A recent report in Science shows that PEST-domain-enriched tyrosine phosphatase (PEP) has a specific role in dampening the response of effector/memory T cells to T-cell receptor (TCR) stimulation. Like a teacher curbing the activity of a boisterous child, PEP can calm the response of experienced T cells to antigenic stimulation.

Pep-deficient mice had no obvious changes in lymphoid organs in early age, but developed splenomegaly and lymphadenopathy at ages greater than 6 months. This was due to an increased number of both CD4+ and CD8+ effector and memory T cells. The initial activation of wild-type and Pep-deficient naive T cells was similar; but 3–4 days after TCR stimulation, the Pep-deficient T cells were cycling faster with no apparent change in the rate of activation-induced cell death, giving them a growth advantage over wild-type T cells.

Pep is known to inhibit the TCR signal cascade by dephosphorylating a crucial regulatory tyrosine residue on the protein tyrosine kinase Lck. The authors showed in vitro that wild-type effector T cells restimulated through the TCR showed transient phosphorylation of this Lck tyrosine, whereas Pep-deficient T cells had sustained phosphorylation. For the Pep-deficient T cells, this resulted in prolonged and increased activation of downstream mitogen-activated protein kinases. When wild-type or Pep-deficient naive TCR-transgenic T cells were transferred to irradiated mice and then stimulated with specific antigen, the Pep-deficient T-cell populations expanded much faster, confirming that Pep has a similar inhibitory effect in vivo. The wild-type and Pep-deficient T-cell populations contracted at a similar rate after antigen challenge, again showing that Pep has no effect on cell death.
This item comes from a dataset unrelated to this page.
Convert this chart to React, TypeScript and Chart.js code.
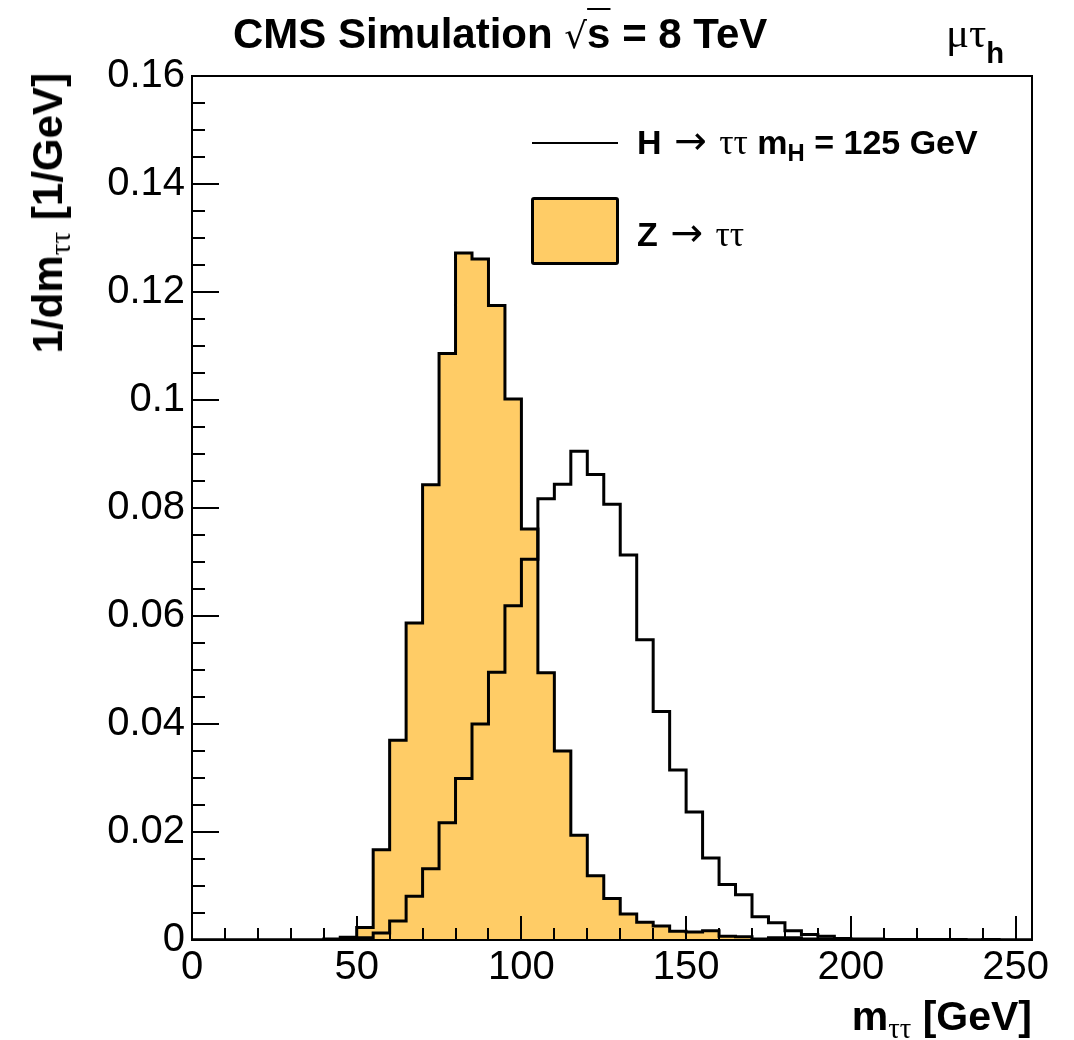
import React, { useEffect, useRef } from "react";
import { Chart, registerables } from "chart.js";

Chart.register(...registerables);

// ---- data ----
const binEdges = [
  0, 5, 10, 15, 20, 25, 30, 35, 40, 45, 50, 55, 60, 65, 70, 75, 80, 85, 90, 95,
  100, 105, 110, 115, 120, 125, 130, 135, 140, 145, 150, 155, 160, 165, 170, 175,
  180, 185, 190, 195, 200, 205, 210, 215, 220, 225, 230, 235, 240, 245, 250, 255,
];

// Z -> tautau (filled), one value per bin
const zttValues = [
  0, 0, 0, 0, 0, 0, 0, 0, 0.0002, 0.0005,
  0.0023, 0.0167, 0.037, 0.0587, 0.0843, 0.1086, 0.1272, 0.1261, 0.1175, 0.1002,
  0.0761, 0.0495, 0.035, 0.0194, 0.0119, 0.0077, 0.0048, 0.0033, 0.0026, 0.0016,
  0.0015, 0.0017, 0.0007, 0.0006, 0.0002, 0.0004, 0.0004, 0.0002, 0.0002, 0.0001,
  0.0001, 0.0001, 0.0001, 0, 0, 0, 0, 0, 0, 0, 0,
];

// H -> tautau, mH = 125 GeV (line), one value per bin
const httValues = [
  0, 0, 0, 0, 0, 0, 0, 0, 0, 0.0001,
  0.0004, 0.0013, 0.0035, 0.0081, 0.0132, 0.0217, 0.0299, 0.04, 0.0496, 0.0619,
  0.0705, 0.0817, 0.0844, 0.0905, 0.0862, 0.0807, 0.0713, 0.0556, 0.0423, 0.0315,
  0.0237, 0.0152, 0.0103, 0.0084, 0.0043, 0.0032, 0.0017, 0.001, 0.0007, 0.0003,
  0.0002, 0.0002, 0.0001, 0.0001, 0.0001, 0.0001, 0.0001, 0, 0.0001, 0, 0,
];

const xTickLabels = [0, 50, 100, 150, 200, 250];
const yTickLabels = [0, 0.02, 0.04, 0.06, 0.08, 0.1, 0.12, 0.14, 0.16];
const xMinorStep = 10;
const yMinorStep = 0.005;

const SANS = '"Liberation Sans", Arial, Helvetica, sans-serif';
const SERIF = '"Liberation Serif", "Times New Roman", serif';
const ARROW = '"DejaVu Sans", sans-serif';
const ZCOLOR = "#ffcc66";

// one point per bin low edge, plus the upper edge of the last bin;
// with stepped "before" each bin value is held from its low edge to the next edge
function histPoints(values: number[]) {
  const pts = values.map((v, i) => ({ x: binEdges[i], y: v }));
  pts.push({ x: binEdges[values.length], y: values[values.length - 1] });
  return pts;
}

const frameAndTicks = {
  id: "frameAndTicks",
  afterDatasetsDraw(chart: any) {
    const { ctx, chartArea, scales } = chart;
    const { left, right, top, bottom } = chartArea;
    const xs = scales.x;
    const ys = scales.y;
    ctx.save();
    ctx.strokeStyle = "#000";
    ctx.lineWidth = 2;
    const yMax = ys.max;
    for (let i = 0; i * yMinorStep <= yMax + 1e-9; i++) {
      const v = i * yMinorStep;
      const major = i % 4 === 0;
      const py = Math.round(ys.getPixelForValue(v));
      ctx.beginPath();
      ctx.moveTo(left, py);
      ctx.lineTo(left + (major ? 27 : 13), py);
      ctx.stroke();
    }
    const xMax = xs.max;
    for (let i = 0; i * xMinorStep <= xMax + 1e-9; i++) {
      const v = i * xMinorStep;
      const major = v % 50 === 0;
      const px = Math.round(xs.getPixelForValue(v));
      ctx.beginPath();
      ctx.moveTo(px, bottom);
      ctx.lineTo(px, bottom - (major ? 24 : 12));
      ctx.stroke();
    }
    ctx.strokeRect(left, top, right - left, bottom - top);
    ctx.restore();
  },
};

function ChartCanvas() {
  const ref = useRef<HTMLCanvasElement | null>(null);
  useEffect(() => {
    document.body.style.margin = "0";
    const canvas = ref.current;
    if (!canvas) return;
    const chart = new Chart(canvas, {
      type: "line",
      data: {
        datasets: [
          {
            label: "H → ττ",
            data: histPoints(httValues),
            stepped: "before",
            borderColor: "#000",
            borderWidth: 3,
            backgroundColor: "rgba(0,0,0,0)",
            fill: false,
            pointRadius: 0,
            tension: 0,
            order: 0,
          },
          {
            label: "Z → ττ",
            data: histPoints(zttValues),
            stepped: "before",
            borderColor: "#000",
            borderWidth: 3,
            backgroundColor: ZCOLOR,
            fill: "origin",
            pointRadius: 0,
            tension: 0,
            order: 1,
          },
        ],
      },
      options: {
        animation: false,
        responsive: false,
        devicePixelRatio: 1,
        parsing: false,
        layout: { padding: { left: 0, top: 76, right: 42, bottom: 0 } },
        plugins: {
          legend: { display: false },
          tooltip: { enabled: false },
          title: { display: false },
        },
        elements: { line: { borderJoinStyle: "miter", borderCapStyle: "butt" } },
        scales: {
          x: {
            type: "linear",
            min: 0,
            max: 255,
            grid: { display: false, drawTicks: false },
            border: { display: false },
            afterBuildTicks: (axis: any) => {
              axis.ticks = xTickLabels.map((v) => ({ value: v }));
            },
            afterFit: (axis: any) => {
              axis.height = 100;
            },
            ticks: {
              autoSkip: false,
              maxRotation: 0,
              padding: 4,
              color: "#000",
              font: { family: SANS, size: 40 },
              callback: (v: any) => String(v),
            },
          },
          y: {
            type: "linear",
            min: 0,
            max: 0.16,
            grid: { display: false, drawTicks: false },
            border: { display: false },
            afterBuildTicks: (axis: any) => {
              axis.ticks = yTickLabels.map((v) => ({ value: v }));
            },
            afterFit: (axis: any) => {
              axis.width = 192;
            },
            ticks: {
              autoSkip: false,
              padding: 7,
              color: "#000",
              font: { family: SANS, size: 40 },
              callback: (v: any) => String(+Number(v).toFixed(3)),
            },
          },
        },
      } as any,
      plugins: [frameAndTicks],
    });
    return () => chart.destroy();
  }, []);
  return (
    <canvas
      ref={ref}
      width={1074}
      height={1040}
      style={{ position: "absolute", left: 0, top: 0, width: 1074, height: 1040 }}
    />
  );
}

const abs = (s: React.CSSProperties): React.CSSProperties => ({
  position: "absolute",
  whiteSpace: "nowrap",
  color: "#000",
  ...s,
});

const tauSub: React.CSSProperties = {
  fontFamily: SERIF,
  fontWeight: "normal",
  fontSize: "0.7em",
  position: "relative",
  top: "0.28em",
};

const arrowStyle: React.CSSProperties = {
  fontFamily: ARROW,
  fontWeight: "normal",
  fontSize: "1.15em",
  lineHeight: "0",
};

export default function App() {
  return (
    <div style={{ position: "relative", width: 1074, height: 1040, overflow: "hidden", background: "#fff" }}>
      <ChartCanvas />
      {/* Title */}
      <div style={abs({ left: 233, top: 13, fontFamily: SANS, fontWeight: "bold", fontSize: 42, lineHeight: "42px" })}>
        CMS Simulation{" "}
        <span style={{ fontFamily: ARROW, fontWeight: "normal", fontSize: "0.85em" }}>√</span>
        <span style={{ textDecoration: "overline", textDecorationThickness: "2px" }}>s</span> = 8 TeV
      </div>
      <div style={abs({ left: 946, top: 11, fontFamily: SERIF, fontSize: 43, lineHeight: "43px" })}>
        μτ
        <span style={{ fontFamily: SANS, fontWeight: "bold", fontSize: "0.68em", position: "relative", top: "0.55em" }}>h</span>
      </div>
      {/* Y axis title */}
      <div
        style={abs({
          left: 27,
          top: 73,
          fontFamily: SANS,
          fontWeight: "bold",
          fontSize: 42,
          lineHeight: "42px",
          transformOrigin: "0 0",
          transform: "rotate(-90deg) translateX(-100%)",
        })}
      >
        1/dm<span style={tauSub}>ττ</span> [1/GeV]
      </div>
      {/* X axis title */}
      <div style={abs({ right: 42, top: 996, fontFamily: SANS, fontWeight: "bold", fontSize: 41, lineHeight: "41px" })}>
        m<span style={tauSub}>ττ</span> [GeV]
      </div>
      {/* Legend */}
      <div style={abs({ left: 532, top: 142, width: 86, height: 0, borderTop: "2px solid #000" })} />
      <div style={abs({ left: 637, top: 125, fontFamily: SANS, fontWeight: "bold", fontSize: 34, lineHeight: "34px" })}>
        H<span style={arrowStyle}> → </span>
        <span style={{ fontFamily: SERIF, fontWeight: "normal", fontSize: "1.05em" }}>ττ</span> m
        <span style={{ fontSize: "0.7em", position: "relative", top: "0.3em" }}>H</span> = 125 GeV
      </div>
      <div
        style={abs({
          left: 531,
          top: 197,
          width: 88,
          height: 68,
          boxSizing: "border-box",
          background: ZCOLOR,
          border: "3px solid #000",
          borderRadius: 3,
        })}
      />
      <div style={abs({ left: 637, top: 217, fontFamily: SANS, fontWeight: "bold", fontSize: 34, lineHeight: "34px" })}>
        Z<span style={arrowStyle}> → </span>
        <span style={{ fontFamily: SERIF, fontWeight: "normal", fontSize: "1.05em" }}>ττ</span>
      </div>
    </div>
  );
}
The increased number of effector/memory T cells in Pep-deficient mice was associated with the development of germinal centres in the spleen and Peyer's patches. This B-cell effect was shown to be partly a result of increased T-cell cooperation, although further studies of Pep in B cells are required. However, none of the mice had any evidence of autoantibodies or autoimmune disease, leading Chan and colleagues to suggest that lack of function of Pep could only act as an enhancer for autoimmunity by increasing T-cell clonal expansion after a primary initiating defect that affected self-tolerance. Pep might be one of the many checkpoints that our immune systems have developed to prevent an inappropriate, possibly self-reactive, response. By contrast, blocking the activity of Pep might enhance the response to vaccination.